### Problem details
All of the material should be reproduced exactly, with pictures left out.
━━ Source excerpt ━━
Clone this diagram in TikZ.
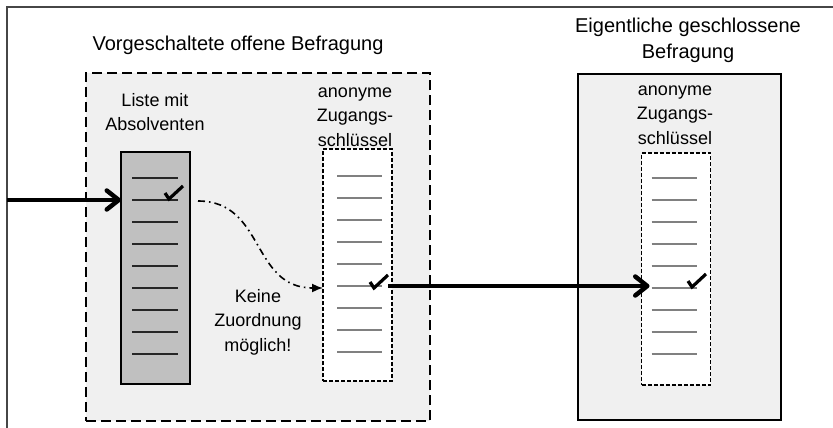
\documentclass[tikz,border=0pt]{standalone}
\usepackage{fontspec}
\setmainfont{Liberation Sans}
\usetikzlibrary{arrows.meta,calc}
\definecolor{panel}{RGB}{240,240,240}
\definecolor{listgray}{RGB}{192,192,192}
\definecolor{framegray}{RGB}{70,70,70}
\definecolor{rulegray}{RGB}{128,128,128}
\begin{document}
\begin{tikzpicture}[x=1pt,y=-1pt,
  titletext/.style={font=\fontsize{20}{26}\selectfont, align=center, inner sep=0pt},
  labeltext/.style={font=\fontsize{18}{24.5}\selectfont, align=center, inner sep=0pt},
  openstage/.style={draw=black, fill=panel, line width=2.3pt, dash pattern=on 10pt off 5pt,
    minimum width=344pt, minimum height=348pt, inner sep=0pt, outer sep=0pt},
  closedstage/.style={draw=black, fill=panel, line width=2.3pt,
    minimum width=203pt, minimum height=346pt, inner sep=0pt, outer sep=0pt},
  namelist/.style={draw=black, fill=listgray, line width=1.6pt,
    minimum width=69pt, minimum height=232pt, inner sep=0pt, outer sep=0pt},
  keylist/.style={draw=black, fill=white, line width=1.6pt, dash pattern=on 4pt off 2pt,
    minimum width=69pt, minimum height=232pt, inner sep=0pt, outer sep=0pt},
  nameentry/.style={draw=black!85, line width=1.1pt},
  keyentry/.style={draw=rulegray, line width=1.1pt},
  flow/.style={line width=4.5pt, -{Straight Barb[length=12pt,width=19pt,round]}},
  nolink/.style={line width=1.6pt, dash pattern=on 7pt off 4pt on 1.6pt off 4pt,
    -{Latex[length=11pt,width=9pt]}},
  tickmark/.pic={\draw[line width=3.2pt] (-4,-6) -- (0,0) -- (14,-13);}
]
\useasboundingbox (0,0) rectangle (833,428);

% outer frame (only top and left edges are visible)
\draw[framegray, line width=2.5pt] (7,428) -- (7,7) -- (833,7);

% the two stages
\node[openstage] (open) at (258,247) {};
\node[closedstage] (closed) at (679.5,247) {};
\node[titletext] (opentitle) at (238,45) {Vorgeschaltete offene Befragung};
\node[titletext] (closedtitle) at (688,40) {Eigentliche geschlossene\\Befragung};

% list of graduates
\node[namelist] (liste) at (155.5,268) {};
\node[labeltext] (listelabel) at (155,112) {Liste mit\\Absolventen};
\foreach \i in {0,...,8}
  \draw[nameentry] ($(liste.north west)+(11,26+22*\i)$) -- ++(46,0);

% anonymous access keys, open stage
\node[keylist] (keysA) at (357.5,265) {};
\node[labeltext] (keysAlabel) at (355,117) {anonyme\\Zugangs-\\schlüssel};
\foreach \i in {0,...,8}
  \draw[keyentry] ($(keysA.north west)+(14,27+22*\i)$) -- ++(45,0);

% anonymous access keys, closed stage
\node[keylist] (keysB) at (676,269) {};
\node[labeltext] (keysBlabel) at (675,115) {anonyme\\Zugangs-\\schlüssel};
\foreach \i in {0,...,8}
  \draw[keyentry] ($(keysB.north west)+(10,25+22*\i)$) -- ++(45,0);

% ticks
\pic at (169,199) {tickmark};
\pic at (374,288) {tickmark};
\pic at (692,287) {tickmark};

\node[labeltext] (nomatch) at (258,322) {Keine\\Zuordnung\\möglich!};

% connectors
\coordinate (rowA) at (0,200);
\coordinate (rowB) at (0,286);
\coordinate (in) at (7,200);
\draw[flow] (in) -- (liste.west |- rowA);
\coordinate (d0) at ($(liste.east |- rowA)+(8,1)$);
\coordinate (d1) at ($(keysA.west |- rowB)+(0,2)$);
\draw[nolink] (d0) .. controls +(67,0) and +(-72,0) .. (d1);
\coordinate (o0) at ($(keysA.east |- rowB)+(-4,0)$);
\coordinate (o1) at ($(keysB.west |- rowB)+(8,0)$);
\draw[flow] (o0) -- (o1);
\end{tikzpicture}
\end{document}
━━━
### Worked solution
Clone this diagram in TikZ.
\documentclass[tikz,border=0pt]{standalone}
\usepackage{fontspec}
\setmainfont{Liberation Sans}
\usetikzlibrary{arrows.meta,calc}
\definecolor{panel}{RGB}{240,240,240}
\definecolor{listgray}{RGB}{192,192,192}
\definecolor{framegray}{RGB}{70,70,70}
\definecolor{rulegray}{RGB}{128,128,128}
\begin{document}
\begin{tikzpicture}[x=1pt,y=-1pt,
  titletext/.style={font=\fontsize{20}{26}\selectfont, align=center, inner sep=0pt},
  labeltext/.style={font=\fontsize{18}{24.5}\selectfont, align=center, inner sep=0pt},
  openstage/.style={draw=black, fill=panel, line width=2.3pt, dash pattern=on 10pt off 5pt,
    minimum width=344pt, minimum height=348pt, inner sep=0pt, outer sep=0pt},
  closedstage/.style={draw=black, fill=panel, line width=2.3pt,
    minimum width=203pt, minimum height=346pt, inner sep=0pt, outer sep=0pt},
  namelist/.style={draw=black, fill=listgray, line width=1.6pt,
    minimum width=69pt, minimum height=232pt, inner sep=0pt, outer sep=0pt},
  keylist/.style={draw=black, fill=white, line width=1.6pt, dash pattern=on 4pt off 2pt,
    minimum width=69pt, minimum height=232pt, inner sep=0pt, outer sep=0pt},
  nameentry/.style={draw=black!85, line width=1.1pt},
  keyentry/.style={draw=rulegray, line width=1.1pt},
  flow/.style={line width=4.5pt, -{Straight Barb[length=12pt,width=19pt,round]}},
  nolink/.style={line width=1.6pt, dash pattern=on 7pt off 4pt on 1.6pt off 4pt,
    -{Latex[length=11pt,width=9pt]}},
  tickmark/.pic={\draw[line width=3.2pt] (-4,-6) -- (0,0) -- (14,-13);}
]
\useasboundingbox (0,0) rectangle (833,428);

% outer frame (only top and left edges are visible)
\draw[framegray, line width=2.5pt] (7,428) -- (7,7) -- (833,7);

% the two stages
\node[openstage] (open) at (258,247) {};
\node[closedstage] (closed) at (679.5,247) {};
\node[titletext] (opentitle) at (238,45) {Vorgeschaltete offene Befragung};
\node[titletext] (closedtitle) at (688,40) {Eigentliche geschlossene\\Befragung};

% list of graduates
\node[namelist] (liste) at (155.5,268) {};
\node[labeltext] (listelabel) at (155,112) {Liste mit\\Absolventen};
\foreach \i in {0,...,8}
  \draw[nameentry] ($(liste.north west)+(11,26+22*\i)$) -- ++(46,0);

% anonymous access keys, open stage
\node[keylist] (keysA) at (357.5,265) {};
\node[labeltext] (keysAlabel) at (355,117) {anonyme\\Zugangs-\\schlüssel};
\foreach \i in {0,...,8}
  \draw[keyentry] ($(keysA.north west)+(14,27+22*\i)$) -- ++(45,0);

% anonymous access keys, closed stage
\node[keylist] (keysB) at (676,269) {};
\node[labeltext] (keysBlabel) at (675,115) {anonyme\\Zugangs-\\schlüssel};
\foreach \i in {0,...,8}
  \draw[keyentry] ($(keysB.north west)+(10,25+22*\i)$) -- ++(45,0);

% ticks
\pic at (169,199) {tickmark};
\pic at (374,288) {tickmark};
\pic at (692,287) {tickmark};

\node[labeltext] (nomatch) at (258,322) {Keine\\Zuordnung\\möglich!};

% connectors
\coordinate (rowA) at (0,200);
\coordinate (rowB) at (0,286);
\coordinate (in) at (7,200);
\draw[flow] (in) -- (liste.west |- rowA);
\coordinate (d0) at ($(liste.east |- rowA)+(8,1)$);
\coordinate (d1) at ($(keysA.west |- rowB)+(0,2)$);
\draw[nolink] (d0) .. controls +(67,0) and +(-72,0) .. (d1);
\coordinate (o0) at ($(keysA.east |- rowB)+(-4,0)$);
\coordinate (o1) at ($(keysB.west |- rowB)+(8,0)$);
\draw[flow] (o0) -- (o1);
\end{tikzpicture}
\end{document}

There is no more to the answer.